On the Knott's trip we found that most everyone was very pleased with this new format as it is more relaxing and allows more time to rest at rendezvous points. We asked one road trip veteran who had been on all of our previous events through the good and bad, and has organized a few drives with Mustangs In Motion what he thought about our new format. He said, simply "I like it". From the honorable Gary Hanson of Livermore, CA that is a compliment we take to heart. While there were a few drivers who still preferred a slower pace than the 70 mph speed limit, overall most people felt comfortable with the pace.

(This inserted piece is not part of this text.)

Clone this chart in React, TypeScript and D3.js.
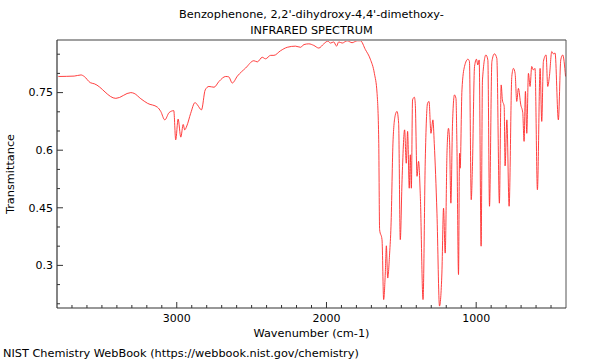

When ever you have a mixture of new and vintage cars on a convoy event, you have to compromise on both ends. Many of us who might drive on our own may well drive much faster than the convoy would travel. Vintage cars by virtue of their gearing and lack of overdrive transmissions are not always well suited to drive much faster than 70 mph all day, while those in late model cars could wisp along at 80 mph without a thought. Thus we state to all drivers at the morning meetings that they should find a speed that is comfortable with them and drive it unapologetically. If you want to go faster, you need not feel confined to the group. If you would rather go slower, that is fine too. We do not need to be a tight convoy; we will all eventually get there. This creed is now backed up by our new scheduling format described above that will allow those who would rather take a slower pace to still meet the schedule on time an not feel like they need to take off early to get there with the group. Will it be perfect? No, but it will be better!

The next big drive

We believe that on the big drive in 2004, this new format will make the drive more enjoyable for a larger percentage of people. As we know, you can't please all of the people all of the time, and we wont try to. The main thing is that we learn from past experience and make changes to try and accommodate the variables we have in our group. At the end of the day what we are all doing here is pretty awesome. What other activity in our lives do we have the opportunity where a group of enthusiasts exist of ages of 18-80+ can all get together and take part in a big time event together. This event will carry with it 300+ Mustangs built over a 40 year period driven by four generations of Mustang enthusiasts! To make this work, there will be some compromises, but we know we can fine tune the event to be a smooth running machine for most. The best advice we have is kick back and enjoy the drive!